Validation is non-negotiable. The corrected kinematic model must be tested against an independent set of poses not used during identification. A common mistake is reporting residuals only on the training data, which overstates actual accuracy improvement. A properly calibrated industrial robot typically sees absolute accuracy improve from 1–3 mm to 0.1–0.3 mm after kinematic calibration—roughly an order of magnitude. If validation residuals are significantly worse than training residuals, the model is overfitting, and the parameter set or pose selection needs revisiting.

Takeaway

Parameter identification is an exercise in separating signal from noise. The singular value structure of your identification Jacobian tells you exactly which corrections you can trust—and ignoring that structure leads to models that look good on paper but fail in practice.

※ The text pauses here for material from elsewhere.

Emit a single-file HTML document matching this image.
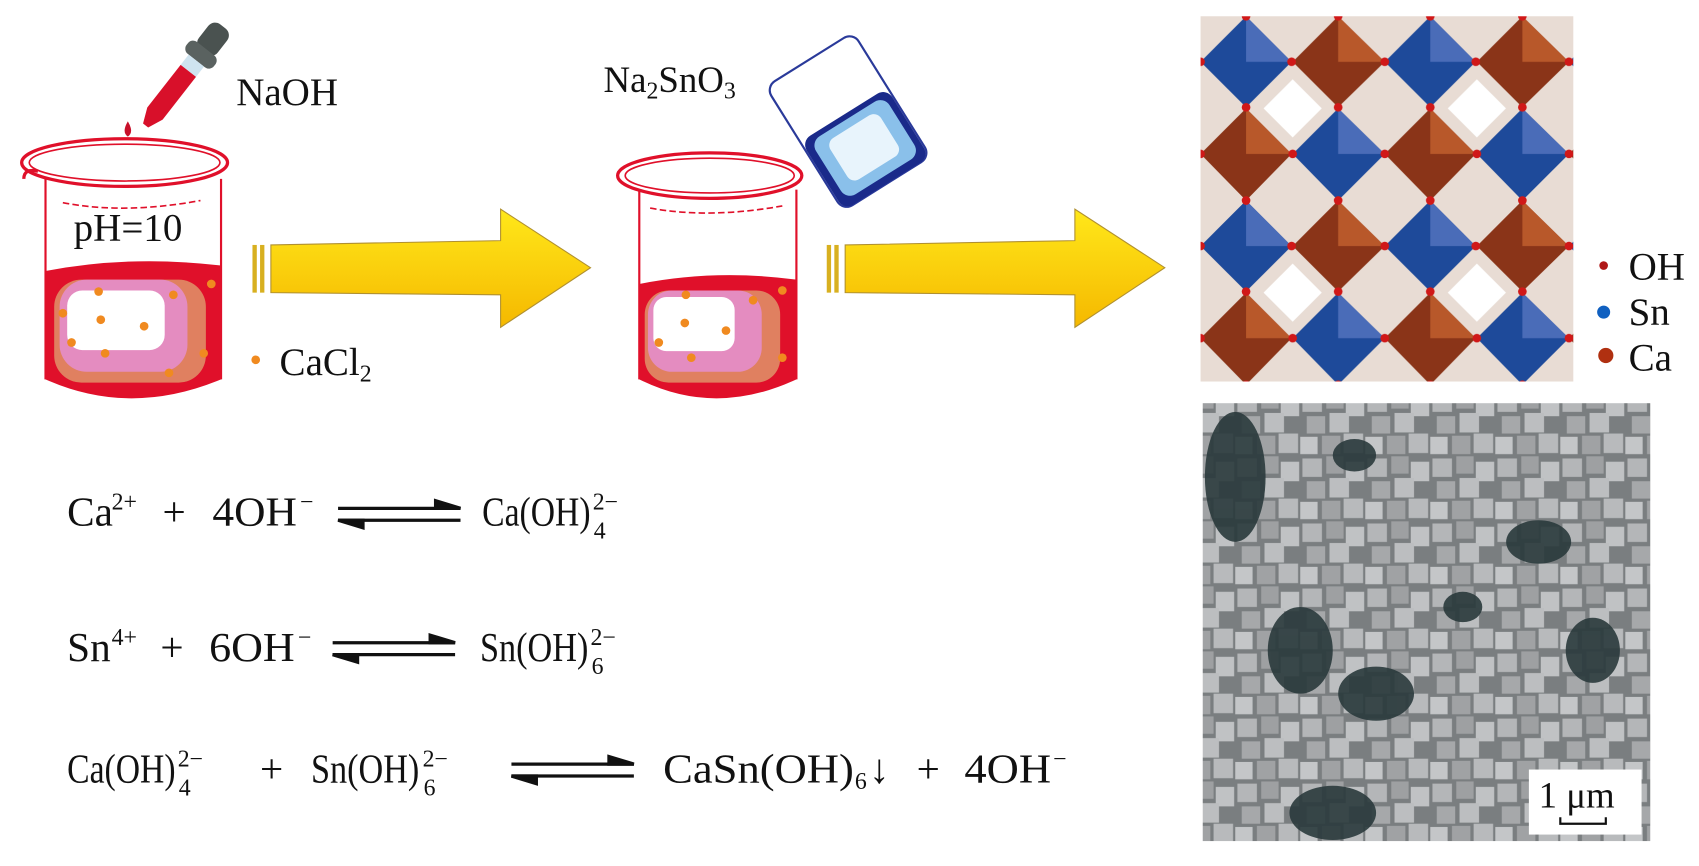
<!DOCTYPE html>
<html><head><meta charset="utf-8"><style>
html,body{margin:0;padding:0;background:#fff;width:1699px;height:866px;overflow:hidden}
svg{display:block}
text{font-family:"Liberation Serif",serif;fill:#111}
</style></head><body>
<svg width="1699" height="866" viewBox="0 0 1568 799" preserveAspectRatio="none" xmlns="http://www.w3.org/2000/svg">
<defs>
<linearGradient id="yel" x1="0" y1="0" x2="0" y2="1"><stop offset="0" stop-color="#ffe81a"/><stop offset="1" stop-color="#f5b800"/></linearGradient>
<pattern id="latt" x="1108" y="15" width="170" height="170" patternUnits="userSpaceOnUse">
<rect width="170" height="170" fill="#e8dcd4"/>
<polygon points="42,0 84,42 42,84 0,42" fill="#1e4a9a"/>
<polygon points="127,0 170,42 127,84 85,42" fill="#8a3418"/>
<polygon points="42,85 84,127 42,170 0,127" fill="#8a3418"/>
<polygon points="127,85 170,127 127,170 85,127" fill="#1e4a9a"/>
<polygon points="42,0 84,42 42,42" fill="#4a6cb8"/>
<polygon points="127,0 170,42 127,42" fill="#b8582a"/>
<polygon points="42,85 84,127 42,127" fill="#b8582a"/>
<polygon points="127,85 170,127 127,127" fill="#4a6cb8"/>
<rect x="66" y="66" width="38" height="38" fill="#fff" transform="rotate(45 85 85)"/>
<g fill="#d01818"><circle cx="42" cy="0" r="4"/><circle cx="0" cy="42" r="4"/><circle cx="84" cy="42" r="4"/><circle cx="42" cy="84" r="4"/><circle cx="127" cy="0" r="4"/><circle cx="127" cy="84" r="4"/><circle cx="170" cy="42" r="4"/><circle cx="0" cy="127" r="4"/><circle cx="85" cy="127" r="4"/><circle cx="42" cy="170" r="4"/><circle cx="127" cy="170" r="4"/><circle cx="170" cy="127" r="4"/></g>
</pattern>
<pattern id="sem" x="0" y="0" width="60" height="60" patternUnits="userSpaceOnUse">
<rect width="60" height="60" fill="#7a7e80"/>
<rect x="2" y="3" width="18" height="17" fill="#b4b6b8"/>
<rect x="24" y="1" width="16" height="16" fill="#9ea0a2"/>
<rect x="42" y="6" width="17" height="18" fill="#c0c2c4"/>
<rect x="6" y="24" width="17" height="16" fill="#a6a8aa"/>
<rect x="27" y="21" width="18" height="18" fill="#bcbec0"/>
<rect x="0" y="43" width="16" height="16" fill="#c4c6c8"/>
<rect x="20" y="42" width="17" height="17" fill="#a0a2a4"/>
<rect x="40" y="40" width="18" height="18" fill="#b8babc"/>
</pattern>
</defs>

<!-- Dropper -->
<g transform="rotate(38 165 75)">
<rect x="155" y="10" width="22" height="30" rx="8" fill="#4a5250"/>
<rect x="150" y="36" width="32" height="14" rx="6" fill="#5a6260"/>
<rect x="157" y="50" width="18" height="12" fill="#cfe4f0"/>
<path d="M157 62 h18 v50 l-6 14 h-6 l-6 -14z" fill="#d8102a"/>
</g>
<path d="M118 112 q-6 10 0 14 q6 -4 0 -14z" fill="#c8102a"/>
<text x="218" y="97" font-size="36">NaOH</text>

<!-- Beaker 1 -->
<path d="M42 250 L42 350 Q120 385 204 350 L204 245 Q120 235 42 250z" fill="#e0102a"/>
<rect x="50" y="258" width="140" height="95" rx="25" fill="#e08060"/>
<rect x="55" y="258" width="118" height="85" rx="25" fill="#e48cc0"/>
<rect x="62" y="268" width="90" height="55" rx="14" fill="#fff"/>
<path d="M42 165 L42 350 M204 165 L204 350" stroke="#e0102a" stroke-width="2" fill="none"/>
<ellipse cx="115" cy="150" rx="95" ry="22" fill="none" stroke="#e0102a" stroke-width="3"/>
<ellipse cx="115" cy="150" rx="88" ry="17" fill="none" stroke="#e0102a" stroke-width="1.5"/>
<path d="M22 165 Q22 155 35 158" stroke="#e0102a" stroke-width="3" fill="none"/>
<path d="M58 187 Q115 198 185 185" stroke="#e0102a" stroke-width="1.5" stroke-dasharray="6 3" fill="none"/>
<g fill="#f08a20"><circle cx="91" cy="269" r="4"/><circle cx="160" cy="272" r="4"/><circle cx="58" cy="289" r="4"/><circle cx="93" cy="295" r="4"/><circle cx="133" cy="301" r="4"/><circle cx="66" cy="316" r="4"/><circle cx="97" cy="326" r="4"/><circle cx="188" cy="326" r="4"/><circle cx="156" cy="344" r="4"/><circle cx="195" cy="262" r="4"/><circle cx="236" cy="332" r="4"/></g>
<text x="68" y="222" font-size="36">pH=10</text>
<text x="258" y="346" font-size="36">CaCl<tspan font-size="22" dy="6">2</tspan></text>

<!-- Arrow 1 -->
<path d="M250 226 L462 222 L462 193 L545 247 L462 302 L462 272 L250 270z" fill="url(#yel)" stroke="#b09030" stroke-width="1"/>
<rect x="233" y="226" width="4" height="44" fill="#d8b020"/><rect x="240" y="226" width="4" height="44" fill="#d8b020"/>

<!-- Beaker 2 -->
<path d="M590 262 L590 350 Q660 385 735 350 L735 258 Q660 248 590 262z" fill="#e0102a"/>
<rect x="595" y="268" width="125" height="85" rx="22" fill="#e08060"/>
<rect x="598" y="268" width="105" height="75" rx="22" fill="#e48cc0"/>
<rect x="603" y="274" width="75" height="50" rx="12" fill="#fff"/>
<path d="M590 175 L590 350 M735 175 L735 350" stroke="#e0102a" stroke-width="2" fill="none"/>
<ellipse cx="655" cy="162" rx="85" ry="21" fill="none" stroke="#e0102a" stroke-width="3"/>
<ellipse cx="655" cy="162" rx="78" ry="16" fill="none" stroke="#e0102a" stroke-width="1.5"/>
<path d="M600 192 Q655 202 722 190" stroke="#e0102a" stroke-width="1.5" stroke-dasharray="6 3" fill="none"/>
<g fill="#f08a20"><circle cx="633" cy="272" r="4"/><circle cx="695" cy="277" r="4"/><circle cx="632" cy="298" r="4"/><circle cx="670" cy="305" r="4"/><circle cx="608" cy="316" r="4"/><circle cx="638" cy="330" r="4"/><circle cx="722" cy="330" r="4"/><circle cx="722" cy="268" r="4"/></g>
<text x="557" y="85" font-size="34">Na<tspan font-size="22" dy="6">2</tspan><tspan dy="-6">SnO</tspan><tspan font-size="22" dy="6">3</tspan></text>

<!-- tilted beaker -->
<g transform="rotate(-32 782 112)">
<rect x="735" y="45" width="95" height="135" rx="10" fill="#fff" stroke="#2a3a9a" stroke-width="2"/>
<rect x="736" y="105" width="93" height="75" rx="10" fill="#1a2a8a"/>
<rect x="743" y="110" width="80" height="63" rx="10" fill="#8ac0ea"/>
<rect x="755" y="118" width="55" height="45" rx="8" fill="#e8f4fc"/>
</g>

<!-- Arrow 2 -->
<path d="M780 226 L992 222 L992 193 L1075 247 L992 302 L992 272 L780 270z" fill="url(#yel)" stroke="#b09030" stroke-width="1"/>
<rect x="763" y="226" width="4" height="44" fill="#d8b020"/><rect x="770" y="226" width="4" height="44" fill="#d8b020"/>

<!-- Crystal -->
<rect x="1108" y="15" width="344" height="337" fill="url(#latt)"/>
<circle cx="1480" cy="245" r="4" fill="#b01818"/>
<circle cx="1480" cy="288" r="6" fill="#1060c0"/>
<circle cx="1482" cy="328" r="7" fill="#b03010"/>
<text x="1503" y="258" font-size="36">OH</text>
<text x="1503" y="300" font-size="36">Sn</text>
<text x="1503" y="342" font-size="36">Ca</text>

<!-- SEM -->
<rect x="1110" y="372" width="413" height="404" fill="url(#sem)"/>
<g fill="#2a3a3c" opacity="0.9">
<ellipse cx="1140" cy="440" rx="28" ry="60"/>
<ellipse cx="1250" cy="420" rx="20" ry="15"/>
<ellipse cx="1420" cy="500" rx="30" ry="20"/>
<ellipse cx="1200" cy="600" rx="30" ry="40"/>
<ellipse cx="1270" cy="640" rx="35" ry="25"/>
<ellipse cx="1230" cy="750" rx="40" ry="25"/>
<ellipse cx="1470" cy="600" rx="25" ry="30"/>
<ellipse cx="1350" cy="560" rx="18" ry="14"/>
</g>
<rect x="1411" y="710" width="104" height="60" fill="#fff"/>
<text x="1420" y="745" font-size="34">1 μm</text>
<path d="M1440 754 v6 h42 v-6" stroke="#111" stroke-width="2" fill="none"/>

<!-- Equations -->
<g font-size="38">
<text x="62" y="485">Ca</text>
<text x="103" y="470" font-size="22">2+</text>
<text x="150" y="485">+</text>
<text x="196" y="485" textLength="78" lengthAdjust="spacingAndGlyphs">4OH</text>
<text x="277" y="470" font-size="22">−</text>
<text x="445" y="485" textLength="100" lengthAdjust="spacingAndGlyphs">Ca(OH)</text>
<text x="547" y="470" font-size="22">2−</text><text x="548" y="497" font-size="22">4</text>

<text x="62" y="610">Sn</text>
<text x="103" y="595" font-size="22">4+</text>
<text x="148" y="610">+</text>
<text x="193" y="610" textLength="79" lengthAdjust="spacingAndGlyphs">6OH</text>
<text x="275" y="595" font-size="22">−</text>
<text x="443" y="610" textLength="100" lengthAdjust="spacingAndGlyphs">Sn(OH)</text>
<text x="545" y="595" font-size="22">2−</text><text x="546" y="622" font-size="22">6</text>

<text x="62" y="722" textLength="100" lengthAdjust="spacingAndGlyphs">Ca(OH)</text>
<text x="164" y="707" font-size="22">2−</text><text x="165" y="734" font-size="22">4</text>
<text x="240" y="722">+</text>
<text x="287" y="722" textLength="100" lengthAdjust="spacingAndGlyphs">Sn(OH)</text>
<text x="390" y="707" font-size="22">2−</text><text x="391" y="734" font-size="22">6</text>
<text x="612" y="722" textLength="176" lengthAdjust="spacingAndGlyphs">CaSn(OH)</text>
<text x="789" y="728" font-size="22">6</text>
<text x="802" y="722">↓</text>
<text x="846" y="722">+</text>
<text x="890" y="722" textLength="80" lengthAdjust="spacingAndGlyphs">4OH</text>
<text x="972" y="707" font-size="22">−</text>
</g>
<g stroke="#111" stroke-width="3" fill="#111">
<line x1="312" y1="469" x2="425" y2="469"/><path d="M425 469 L402 462 L402 469z"/>
<line x1="312" y1="480" x2="425" y2="480"/><path d="M312 480 L335 487 L335 480z"/>
<line x1="307" y1="593" x2="420" y2="593"/><path d="M420 593 L397 586 L397 593z"/>
<line x1="307" y1="604" x2="420" y2="604"/><path d="M307 604 L330 611 L330 604z"/>
<line x1="472" y1="705" x2="585" y2="705"/><path d="M585 705 L562 698 L562 705z"/>
<line x1="472" y1="716" x2="585" y2="716"/><path d="M472 716 L495 723 L495 716z"/>
</g>
</svg>
</body></html>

Kinematic calibration transforms a robot arm from a repeatable machine into an accurate one. The process is methodical: understand which geometric parameters your robot's structure allows you to identify, measure end-effector positions across well-chosen configurations, and solve for the parameter corrections that best explain the observed errors.

The engineering discipline lies in the details—thermal stabilization, frame registration, pose selection for observability, and honest validation against independent data. Each step either builds or undermines confidence in the final result.

For any application where absolute positioning matters, calibration is not optional maintenance—it is a fundamental part of system commissioning. The mathematics are well-established. The challenge is executing the procedure with the rigor the mathematics demands.